I just filled out my 2010 Census drunkenly. I'm single handedly throwing it off.
I trust that you have thought of something completely illegal for us to do this weekend.
I'm a lady, I can't pee on the ceiling. Even I don't have that power.
I blacked out after you got about 8 goldfish out of the tank and put them in your pockets. We're not allowed back. It was a sucky Walmart anyway...
I feel like the devil is trying to impregnate me through my eyeballs.
I danced with this guy last night, I left like I was humped by a blind baby kangaroo trying to body-box.
I am never taking a razor down there again. He'll have to love me as I am.

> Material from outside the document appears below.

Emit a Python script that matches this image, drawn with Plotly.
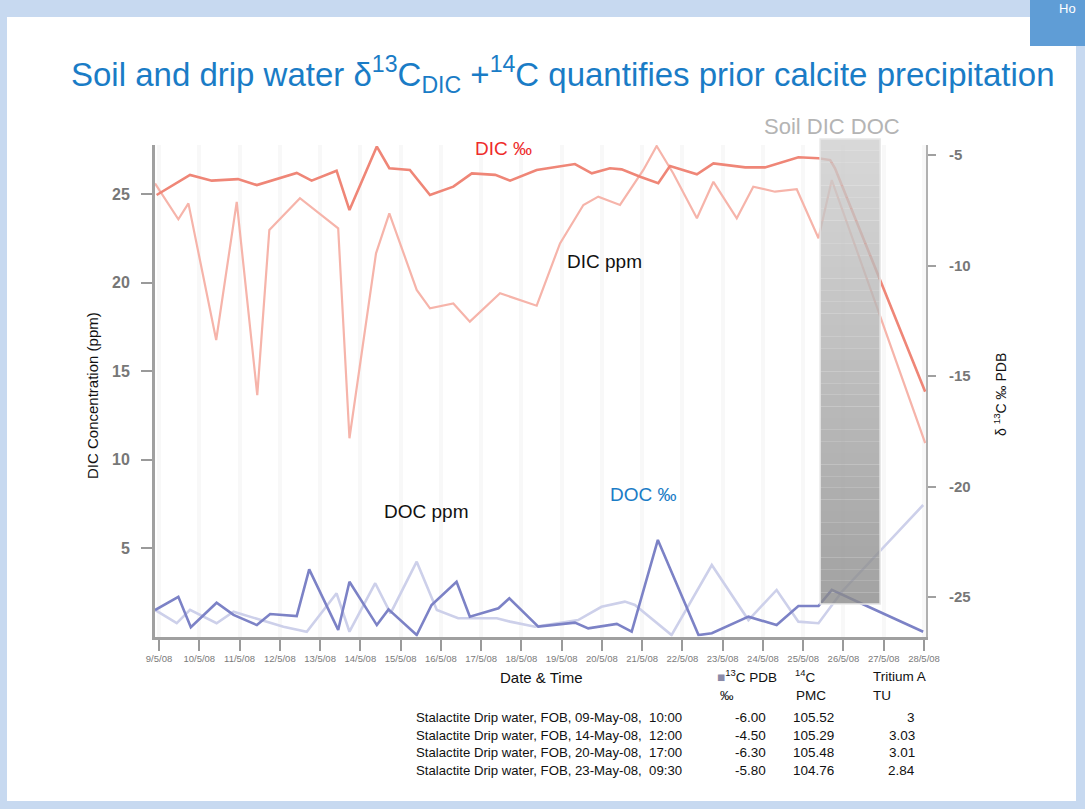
import plotly.graph_objects as go

# ---------------- data ----------------
tick_days = list(range(9, 29))
tick_labels = [f"{d}/5/08" for d in tick_days]

dic_permil_day = [8.94, 9.77, 10.31, 10.96, 11.43, 12.42, 12.79, 13.41, 13.73, 14.41, 14.72, 15.23,
                  15.73, 16.31, 16.77, 17.35, 17.72, 18.38, 19.33, 19.75, 20.20, 20.49, 20.95, 21.40,
                  21.69, 22.36, 22.77, 23.56, 24.05, 24.88, 25.38, 25.67, 25.79, 28.03]
dic_permil = [-6.81, -5.90, -6.16, -6.09, -6.36, -5.81, -6.16, -5.71, -7.49, -4.62, -5.60, -5.68,
              -6.81, -6.43, -5.83, -5.90, -6.16, -5.68, -5.41, -5.83, -5.60, -5.65, -5.98, -6.28,
              -5.50, -5.87, -5.38, -5.56, -5.56, -5.10, -5.15, -5.23, -5.60, -15.71]

dic_ppm_day = [8.90, 9.48, 9.73, 10.42, 10.93, 11.44, 11.74, 12.50, 13.45, 13.73, 14.39, 14.72,
               15.40, 15.73, 16.31, 16.72, 17.47, 18.38, 18.96, 19.54, 19.91, 20.45, 21.03, 21.36,
               21.77, 22.36, 22.77, 23.35, 23.76, 24.30, 24.84, 25.38, 25.71, 28.03]
dic_ppm = [25.60, 23.57, 24.47, 16.75, 24.56, 13.64, 22.97, 24.76, 23.06, 11.20, 21.65, 23.91,
           19.58, 18.54, 18.82, 17.79, 19.39, 18.69, 22.21, 24.38, 24.85, 24.38, 26.36, 27.71,
           26.17, 23.63, 25.69, 23.63, 25.41, 25.13, 25.27, 22.50, 25.79, 10.93]

doc_permil_day = [8.90, 9.48, 9.79, 10.43, 10.85, 11.43, 11.76, 12.42, 12.73, 13.45, 13.73, 14.41,
                  14.70, 15.40, 15.77, 16.39, 16.72, 17.43, 17.70, 18.42, 19.33, 19.66, 20.37, 20.74,
                  21.39, 22.40, 22.73, 23.64, 24.34, 24.88, 25.38, 25.71, 26.62, 27.98]
doc_permil = [-25.59, -24.99, -26.37, -25.26, -25.81, -26.27, -25.77, -25.86, -23.75, -26.49, -24.31,
              -26.27, -25.56, -26.72, -25.36, -24.31, -25.89, -25.51, -25.06, -26.34, -26.16, -26.42,
              -26.22, -26.57, -22.42, -26.72, -26.64, -25.89, -26.27, -25.41, -25.41, -24.68, -25.44,
              -26.57]

doc_ppm_day = [8.90, 9.44, 9.77, 10.43, 10.85, 11.51, 12.09, 12.67, 13.41, 13.73, 14.37, 14.75,
               15.40, 15.90, 16.43, 17.39, 17.72, 18.34, 19.41, 19.99, 20.57, 20.82, 21.73, 22.73,
               23.64, 24.34, 24.88, 25.38, 25.96, 27.98]
doc_ppm = [1.50, 0.75, 1.50, 0.75, 1.40, 0.93, 0.55, 0.27, 2.44, 0.27, 3.01, 1.31,
           4.23, 1.50, 1.03, 1.03, 0.84, 0.55, 0.93, 1.68, 1.97, 1.78, 0.08, 4.04,
           0.93, 2.63, 0.84, 0.75, 2.53, 7.43]

left_ticks = [5, 10, 15, 20, 25]
right_ticks = [-25, -20, -15, -10, -5]

soil_band_days = [25.42, 26.91]

table_samples = ["Stalactite Drip water, FOB, 09-May-08,  10:00",
                 "Stalactite Drip water, FOB, 14-May-08,  12:00",
                 "Stalactite Drip water, FOB, 20-May-08,  17:00",
                 "Stalactite Drip water, FOB, 23-May-08,  09:30"]
table_d13c = ["-6.00", "-4.50", "-6.30", "-5.80"]
table_c14 = ["105.52", "105.29", "105.48", "104.76"]
table_tritium = ["3", "3.03", "3.01", "2.84"]

# ---------------- figure ----------------
W, H = 1085, 809
FONT = "Liberation Sans, Arial, sans-serif"


def px(x):
    return x / W


def py(y):
    return 1 - y / H


fig = go.Figure()

fig.add_trace(go.Scatter(x=dic_ppm_day, y=dic_ppm, mode="lines", name="DIC ppm",
                         line=dict(color="#f6b4aa", width=2.2), yaxis="y"))
fig.add_trace(go.Scatter(x=dic_permil_day, y=dic_permil, mode="lines", name="DIC ‰",
                         line=dict(color="#ef8677", width=2.6), yaxis="y2"))
fig.add_trace(go.Scatter(x=doc_ppm_day, y=doc_ppm, mode="lines", name="DOC ppm",
                         line=dict(color="#cdd0ea", width=2.6), yaxis="y"))
fig.add_trace(go.Scatter(x=doc_permil_day, y=doc_permil, mode="lines", name="DOC ‰",
                         line=dict(color="#7c82c6", width=2.6), yaxis="y2"))

shapes = []
# slide frame
shapes.append(dict(type="rect", xref="paper", yref="paper", x0=px(7), x1=px(1076),
                   y0=py(801), y1=py(17), fillcolor="white", line=dict(width=0), layer="below"))
shapes.append(dict(type="rect", xref="paper", yref="paper", x0=px(1030), x1=px(1085),
                   y0=py(46), y1=py(0), fillcolor="#5f9dd6", line=dict(width=0), layer="below"))

# gradient grey band (Soil DIC DOC)
n_bands = 40
top_px, bot_px = 139, 604
c_top, c_bot = 207, 138
for i in range(n_bands):
    y0p = top_px + (bot_px - top_px) * i / n_bands
    y1p = top_px + (bot_px - top_px) * (i + 1) / n_bands
    c = int(round(c_top + (c_bot - c_top) * (i + 0.5) / n_bands))
    shapes.append(dict(type="rect", xref="x", yref="paper", x0=soil_band_days[0], x1=soil_band_days[1],
                       y0=py(y1p), y1=py(y0p), fillcolor=f"rgb({c},{c},{c})", opacity=0.8,
                       line=dict(width=0), layer="above"))
shapes.append(dict(type="rect", xref="x", yref="paper", x0=soil_band_days[0], x1=soil_band_days[1],
                   y0=py(bot_px), y1=py(top_px), fillcolor="rgba(0,0,0,0)",
                   line=dict(color="#e6e6e6", width=1.5), layer="above"))

annotations = []


def txt(text, x, y, size, color="#111", xanchor="center", yanchor="middle", textangle=0, family=FONT):
    annotations.append(dict(text=text, x=px(x), y=py(y), xref="paper", yref="paper",
                            showarrow=False, xanchor=xanchor, yanchor=yanchor, borderpad=0,
                            font=dict(size=size, color=color, family=family), textangle=textangle))


txt("Soil and drip water δ<sup>13</sup>C<sub>DIC</sub> +<sup>14</sup>C quantifies prior calcite precipitation",
    563, 74, 33, "#1a7cc6")
txt("Ho", 1058, 8, 13, "white", xanchor="left")
txt("Soil DIC DOC", 832, 126, 22, "#b4b4b4")
txt("DIC ‰", 503, 148, 19, "#ee2b2b")
txt("DIC ppm", 604, 262, 19, "#111")
txt("DOC ppm", 426, 512, 19, "#111")
txt("DOC ‰", 643, 494, 19, "#1a7cc6")
txt("DIC Concentration (ppm)", 93, 396, 15, "#111", textangle=-90)
txt("δ <sup>13</sup>C ‰ PDB", 1000, 395, 14, "#111", textangle=-90)
txt("Date & Time", 541, 677, 15, "#111")

# table
txt("<span style='color:#8a8aa8'>■</span><sup>13</sup>C PDB", 716, 676, 13.5, "#111", xanchor="left")
txt("<sup>14</sup>C", 794, 676, 13.5, "#111", xanchor="left")
txt("Tritium A", 872, 676, 13.5, "#111", xanchor="left")
txt("‰", 719, 695, 13.5, "#111", xanchor="left")
txt("PMC", 795, 695, 13.5, "#111", xanchor="left")
txt("TU", 872, 695, 13.5, "#111", xanchor="left")
row_y = [717, 735, 752, 770]
for s, a, b, c, yy in zip(table_samples, table_d13c, table_c14, table_tritium, row_y):
    txt(s, 415, yy, 13.2, "#111", xanchor="left")
    txt(a, 767, yy, 13.5, "#111", xanchor="right")
    txt(b, 835, yy, 13.5, "#111", xanchor="right")
    txt(c, 916, yy, 13.5, "#111", xanchor="right")

x_dom = [px(155), px(926)]
y_dom = [py(636.5), py(145)]
left_range = [0, (636.5 - 145) / 17.7]
right_range = [-25 - (636.5 - 597) / 22.1, -5 + (155 - 145) / 22.1]

fig.update_layout(
    width=W, height=H,
    margin=dict(l=0, r=0, t=0, b=0, autoexpand=False),
    paper_bgcolor="#c7d9f0",
    plot_bgcolor="rgba(0,0,0,0)",
    showlegend=False,
    font=dict(family=FONT),
    shapes=shapes,
    annotations=annotations,
    xaxis=dict(domain=x_dom, range=[8.90, 28.05], tickvals=tick_days, ticktext=tick_labels,
               tickangle=0, tickfont=dict(size=9.5, color="#7a7a7a"), ticks="outside", ticklen=11,
               tickwidth=2, tickcolor="#9a9a9a", showline=True, linecolor="#a0a0a0", linewidth=3,
               showgrid=True, gridcolor="#f8f8f8", gridwidth=4, zeroline=False,
               layer="below traces", automargin=False),
    yaxis=dict(domain=y_dom, range=left_range, tickvals=left_ticks, ticks="outside", ticklen=11,
               tickwidth=2, tickcolor="#9a9a9a", showline=True, linecolor="#a0a0a0", linewidth=3,
               tickfont=dict(size=16, color="#777", weight="bold"), showgrid=False, zeroline=False,
               ticklabelstandoff=8, automargin=False),
    yaxis2=dict(domain=y_dom, range=right_range, overlaying="y", side="right", anchor="x",
                tickvals=right_ticks, ticktext=[str(t) for t in right_ticks], ticks="outside",
                ticklen=8, tickwidth=2, tickcolor="#a0a0a0", showline=True, linecolor="#b0b0b0",
                linewidth=2, tickfont=dict(size=15, color="#777", weight="bold"), showgrid=False,
                zeroline=False, automargin=False, ticklabelstandoff=10),
)

fig.write_html("out.html", config={"displayModeBar": False},
               post_script="document.body.style.margin='0';document.body.style.padding='0';"
                           "document.documentElement.style.overflow='hidden';")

There are many penises to be discovered and claimed tonight
We're like Lewis and Clark
I realize designer coke was a douchey thing to say but the point of the story is I did bath salts
There are two guys dressed like Spartans from 300 at this bar and they're making out and I needed you to know this
Have you ever had to act sober and talk to an authority figure in a coconut bra? Because it is just as degrading as you would imagine.
Grateful to be alive soliciting dick pics. Thankful i'm alive for these little things and especially these big ones too.
learning about efficiency and effectiveness in an administration seminar. real world application: walking across the street to the pub on break to shotgun a beer.
Okay, this next statement may sound like a red flag but I'm tellin you, shotgunning those two beers really helped me love my child more effectively. Honest.